Egypt's Muslim Brotherhood is free of the scourge of Hosni Mubarak, while Islamists figure among the militia leaders who fought to bring down Muammar Qaddafi.

Ennahda has likened itself to Turkey's ruling Justice and Development Party, embracing democracy and vowing to respect Tunisia's progressive laws on women's rights, and supports a national unity government to bridge Tunisia's Islamist-secularist divide.

"I think they will go for a national unity government even if they get a majority of votes," said Michael Willis, professor of Moroccan and Mediterranean Studies at Oxford University. "They'll want to calm things down."

Such a government could be built on an alliance of Ennahda, the secularist Congress for the Republic (CPR) and the left-leaning Democratic Forum for Labour and Liberties, known by its Arabic name, Ettakatol, Mr Willis said.
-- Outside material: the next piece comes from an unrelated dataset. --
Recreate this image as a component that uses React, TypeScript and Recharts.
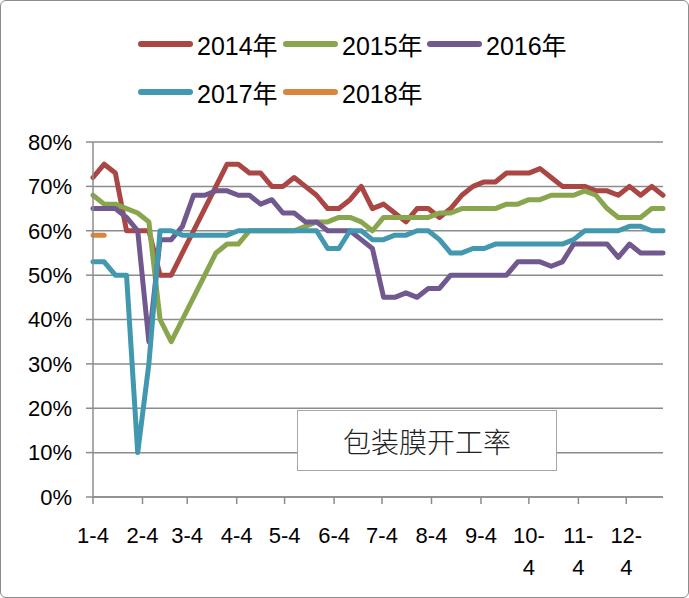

"The CPR and Ettakatol disagree with Ennahda, but they've been willing to talk with them," he said.

Ennahda's swift ascent has polarised debate on the role of religion in public life, with some secularists claiming that Ennahda's moderate message masks a radical agenda.

Voters from across the political spectrum, meanwhile, say economic malaise is their most immediate concern.

Polling centres across Tunisia were packed on Sunday, as voters young and old, male and female, rich and poor, turned out to write the next chapter of their country's history.

That helped to make Sunday's vote an "extraordinary achievement", according to a report yesterday by the National Democratic Institute (NDI), a US pro-democracy NGO that sent 47 observers to polling stations around the country.

While voting was largely orderly, some polling centres were overwhelmed by would-be voters scrambling to register at the last minute.

Of 7.2 million people who were eligible to vote, only 4.1 million registered, according to Tunisia's electoral commission.

Concerns over lacklustre registration emerged over the summer, prompting election officials to extend the registration period to give voters more time.

Those concerns became fact in the impoverished Tunis suburb of Sidi Hassine, where some voters were still unsure how to register or whom to vote for.

"I lost my ID card so I couldn't register, but I brought my passport," said Jouda Troudi, a divorced and illiterate mother of five. "I don't know who to vote for - maybe an independent."

"Ennahda!" suggested a man standing near Mrs Troudi.

"All right, Ennahda then, I suppose," Mrs Troudi said, entering the school complex that served Sidi Hassine as a voting centre.

Inside, the centre's director, Mohammed Gentassi, struggled to assure a scrum of unregistered voters that they would be able to vote. In some cases, they did so at special emergency centres set up by the electoral committee.

For some in Sidi Hassine, the quest to vote prompted improvisation.

"My ID card is from El Kef, but I've lived here for 15 years," said Nasr Zihani, who brought an electricity bill as proof of residence in Sidi Hassine.

The independent commission that organised Sunday's vote faced an unprecedented challenge, said Les Campbell, NDI's Middle East and North Africa director, who helped to lead election observers.

"They had a short time to prepare, and the country had never had elections organised democratically before," he said. "And no one anticipated the volume of voters."

Past elections were run by an interior ministry beholden to Ben Ali and orchestrated to guarantee victory for him and his party, the Constitutional Democratic Rally (RCD).

Voters in previous elections encountered colour-coded chits, regime officials and intimidation to take only the red of the RCD into the curtained voting booth. Voters on Sunday were given a single form listing all the parties.

Ben Ali's claims of massive turnout concealed true figures that hovered between 10 and 15 per cent, Mr Campbell said.

Whatever turnout figure emerges in final results today, "it will be a five or six-fold increase on previous elections," Mr Campbell said.